▼▼▼

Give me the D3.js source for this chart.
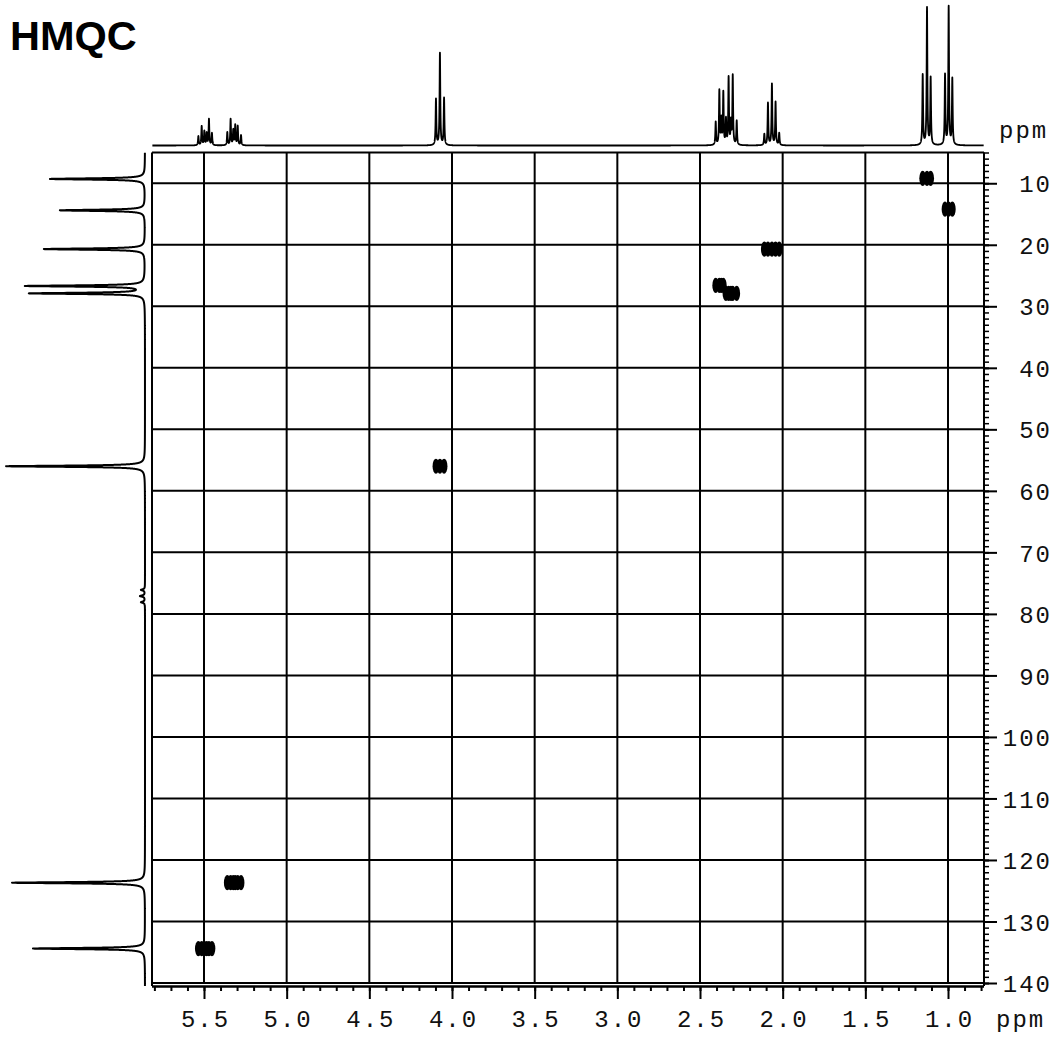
<!DOCTYPE html>
<html><head><meta charset="utf-8">
<script src="https://cdn.jsdelivr.net/npm/d3@7"></script>
<style>body{margin:0;background:#fff}</style>
</head><body>
<svg id="c" width="1064" height="1046"></svg>
<script>
// ---------------- DATA ----------------
const chartTitle = "HMQC";
const unitLabel = "ppm";
// 1H multiplets: line positions (ppm) and intensities
const h549Lines = [5.534, 5.514, 5.498, 5.484, 5.470, 5.452];
const h549Ints  = [9, 19, 14, 12, 26, 12];
const h533Lines = [5.359, 5.339, 5.323, 5.311, 5.296, 5.276];
const h533Ints  = [13, 26, 15, 20, 19, 10];
const h407Lines = [4.097, 4.073, 4.048];
const h407Ints  = [46, 92, 47];
const h238Lines = [2.405, 2.383, 2.371, 2.359];
const h238Ints  = [23, 54, 25, 52];
const h232Lines = [2.343, 2.327, 2.313, 2.302, 2.278];
const h232Ints  = [25, 67, 22, 69, 24];
const h206Lines = [2.111, 2.089, 2.065, 2.043, 2.021];
const h206Ints  = [11, 42, 61, 43, 12];
const h113Lines = [1.153, 1.127, 1.105];
const h113Ints  = [70, 137, 67];
const h099Lines = [1.018, 0.996, 0.974];
const h099Ints  = [70, 138, 66];
// 13C projection peaks
const c13Ppm = [9.3, 14.4, 20.7, 26.7, 27.9, 56.0, 76.1, 77.1, 78.1, 123.7, 134.4];
const c13Int = [95, 85, 101, 119, 115, 139, 4, 5, 4, 133, 112];
// HMQC cross peaks: proton multiplet & attached carbon shift
const crossProton = ["h549", "h533", "h407", "h238", "h232", "h206", "h113", "h099"];
const crossCarbon = [134.4, 123.7, 56.0, 26.6, 27.9, 20.7, 9.2, 14.2];
// axis ticks
const xMajorTicks = [5.5, 5.0, 4.5, 4.0, 3.5, 3.0, 2.5, 2.0, 1.5, 1.0];
const yMajorTicks = [10, 20, 30, 40, 50, 60, 70, 80, 90, 100, 110, 120, 130, 140];

const multiplets = {
  h549: [h549Lines, h549Ints], h533: [h533Lines, h533Ints], h407: [h407Lines, h407Ints],
  h238: [h238Lines, h238Ints], h232: [h232Lines, h232Ints], h206: [h206Lines, h206Ints],
  h113: [h113Lines, h113Ints], h099: [h099Lines, h099Ints]
};

// ---------------- LAYOUT ----------------
const svg = d3.select("#c");
const L = 152, R = 984, T = 152.5, B = 983;
const x = d3.scaleLinear().domain([5.8145, 0.7823]).range([L, R]);
const y = d3.scaleLinear().domain([5, 140]).range([T, B]);
const hInt = d3.scaleLinear().domain([0, 140]).range([145.5, 5.5]);
const cInt = d3.scaleLinear().domain([0, 140]).range([145, 5]);
const FONT = "'Liberation Mono','Courier New',monospace";

svg.append("rect").attr("width", 1064).attr("height", 1046).attr("fill", "#fff");

// title
svg.append("text").text(chartTitle).attr("x", 10).attr("y", 50)
  .attr("font-family", "'Liberation Sans',Arial,sans-serif").attr("font-weight", "bold")
  .attr("font-size", 41.5).attr("fill", "#000");

// ---- 1H projection (top) ----
const hLines = [], hInts = [];
Object.values(multiplets).forEach(([p, v]) => { hLines.push(...p); hInts.push(...v); });
const gH = 0.0025;
function hSpec(p) { let s = 0; for (let i = 0; i < hLines.length; i++) { const d = p - hLines[i]; s += hInts[i] * gH * gH / (d * d + gH * gH); } return s; }
let hPts = d3.range(x.domain()[1] + 0.002, x.domain()[0] - 0.002, 0.0004).concat(hLines);
hPts.sort((a, b) => a - b);
const hData = hPts.map(p => ({ p, v: hSpec(p) }));
svg.append("path").datum(hData)
  .attr("d", d3.line().x(d => x(d.p)).y(d => hInt(d.v)))
  .attr("fill", "none").attr("stroke", "#000").attr("stroke-width", 1.8).attr("stroke-linejoin", "round");

// ---- 13C projection (left) ----
const gC = 0.12;
function cSpec(p) { let s = 0; for (let i = 0; i < c13Ppm.length; i++) { const d = p - c13Ppm[i]; s += c13Int[i] * gC * gC / (d * d + gC * gC); } return s; }
let cPts = d3.range(5.05, 140.5, 0.005).concat(c13Ppm);
cPts.sort((a, b) => a - b);
const cData = cPts.map(p => ({ p, v: cSpec(p) }));
svg.append("path").datum(cData)
  .attr("d", d3.line().x(d => cInt(d.v)).y(d => y(d.p)))
  .attr("fill", "none").attr("stroke", "#000").attr("stroke-width", 2).attr("stroke-linejoin", "round");

// ---- grid ----
const grid = svg.append("g").attr("stroke", "#000").attr("stroke-width", 2);
grid.selectAll(".vg").data(xMajorTicks).join("line")
  .attr("x1", d => x(d)).attr("x2", d => x(d)).attr("y1", y(5)).attr("y2", y(140));
grid.selectAll(".hg").data(yMajorTicks).join("line")
  .attr("x1", L).attr("x2", R).attr("y1", d => y(d)).attr("y2", d => y(d));
// frame
grid.append("line").attr("x1", L).attr("x2", R).attr("y1", T).attr("y2", T);
grid.append("line").attr("x1", L).attr("x2", L).attr("y1", T).attr("y2", B + 3);
grid.append("line").attr("x1", R).attr("x2", R).attr("y1", T).attr("y2", B + 3);

// ---- bottom axis ----
const xMinor = d3.range(58, 7, -1).map(v => v / 10);
const axB = svg.append("g").attr("transform", `translate(0,${B + 3})`);
axB.call(d3.axisBottom(x).tickValues(xMinor).tickSize(5).tickFormat(""));
axB.append("g").call(d3.axisBottom(x).tickValues(xMajorTicks).tickSize(13).tickFormat(d3.format(".1f")));
axB.selectAll("path.domain").attr("stroke-width", 2).attr("d", `M${L},0.5H${R}`);
axB.selectAll(".tick line").attr("stroke", "#000").attr("stroke-width", 2);
axB.selectAll(".tick text").attr("y", 41).attr("dy", 0).attr("dx", 1).attr("font-family", FONT)
  .attr("font-size", 24).attr("letter-spacing", 2).attr("fill", "#111");
svg.append("text").text(unitLabel).attr("x", 996).attr("y", 1027)
  .attr("font-family", FONT).attr("font-size", 24).attr("letter-spacing", 2).attr("fill", "#111");

// ---- right axis ----
const yMinor = d3.range(5, 141, 1);
const axR = svg.append("g").attr("transform", `translate(${R},0)`);
axR.call(d3.axisRight(y).tickValues(yMinor).tickSize(5).tickFormat(""));
axR.append("g").call(d3.axisRight(y).tickValues(yMajorTicks).tickSize(13).tickFormat(d3.format("d")));
axR.selectAll("path.domain").remove();
axR.selectAll(".tick line").attr("stroke", "#000").attr("stroke-width", d => (yMajorTicks.includes(d) ? 2 : 1.5));
axR.selectAll(".tick text").attr("x", 68).attr("dy", "0.36em").attr("text-anchor", "end")
  .attr("font-family", FONT).attr("font-size", 24).attr("letter-spacing", 2).attr("fill", "#111");
svg.append("text").text(unitLabel).attr("x", 999).attr("y", 138)
  .attr("font-family", FONT).attr("font-size", 24).attr("letter-spacing", 2).attr("fill", "#111");

// ---- cross peaks ----
const blobs = [];
crossProton.forEach((k, i) => {
  const [lines] = multiplets[k];
  lines.forEach(p => blobs.push({ h: p, c: crossCarbon[i] }));
});
svg.append("g").selectAll("ellipse").data(blobs).join("ellipse")
  .attr("cx", d => x(d.h)).attr("cy", d => y(d.c)).attr("rx", 3.4).attr("ry", 7.6).attr("fill", "#000");
</script>
</body></html>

▲▲▲

- **What the task requires**
Exactly restate the lines from the beginning of the data through the line with "120, 130, 140];", and no others, keeping pictures out.

- **Response to this task**
Give me the D3.js source for this chart.
<!DOCTYPE html>
<html><head><meta charset="utf-8">
<script src="https://cdn.jsdelivr.net/npm/d3@7"></script>
<style>body{margin:0;background:#fff}</style>
</head><body>
<svg id="c" width="1064" height="1046"></svg>
<script>
// ---------------- DATA ----------------
const chartTitle = "HMQC";
const unitLabel = "ppm";
// 1H multiplets: line positions (ppm) and intensities
const h549Lines = [5.534, 5.514, 5.498, 5.484, 5.470, 5.452];
const h549Ints  = [9, 19, 14, 12, 26, 12];
const h533Lines = [5.359, 5.339, 5.323, 5.311, 5.296, 5.276];
const h533Ints  = [13, 26, 15, 20, 19, 10];
const h407Lines = [4.097, 4.073, 4.048];
const h407Ints  = [46, 92, 47];
const h238Lines = [2.405, 2.383, 2.371, 2.359];
const h238Ints  = [23, 54, 25, 52];
const h232Lines = [2.343, 2.327, 2.313, 2.302, 2.278];
const h232Ints  = [25, 67, 22, 69, 24];
const h206Lines = [2.111, 2.089, 2.065, 2.043, 2.021];
const h206Ints  = [11, 42, 61, 43, 12];
const h113Lines = [1.153, 1.127, 1.105];
const h113Ints  = [70, 137, 67];
const h099Lines = [1.018, 0.996, 0.974];
const h099Ints  = [70, 138, 66];
// 13C projection peaks
const c13Ppm = [9.3, 14.4, 20.7, 26.7, 27.9, 56.0, 76.1, 77.1, 78.1, 123.7, 134.4];
const c13Int = [95, 85, 101, 119, 115, 139, 4, 5, 4, 133, 112];
// HMQC cross peaks: proton multiplet & attached carbon shift
const crossProton = ["h549", "h533", "h407", "h238", "h232", "h206", "h113", "h099"];
const crossCarbon = [134.4, 123.7, 56.0, 26.6, 27.9, 20.7, 9.2, 14.2];
// axis ticks
const xMajorTicks = [5.5, 5.0, 4.5, 4.0, 3.5, 3.0, 2.5, 2.0, 1.5, 1.0];
const yMajorTicks = [10, 20, 30, 40, 50, 60, 70, 80, 90, 100, 110, 120, 130, 140];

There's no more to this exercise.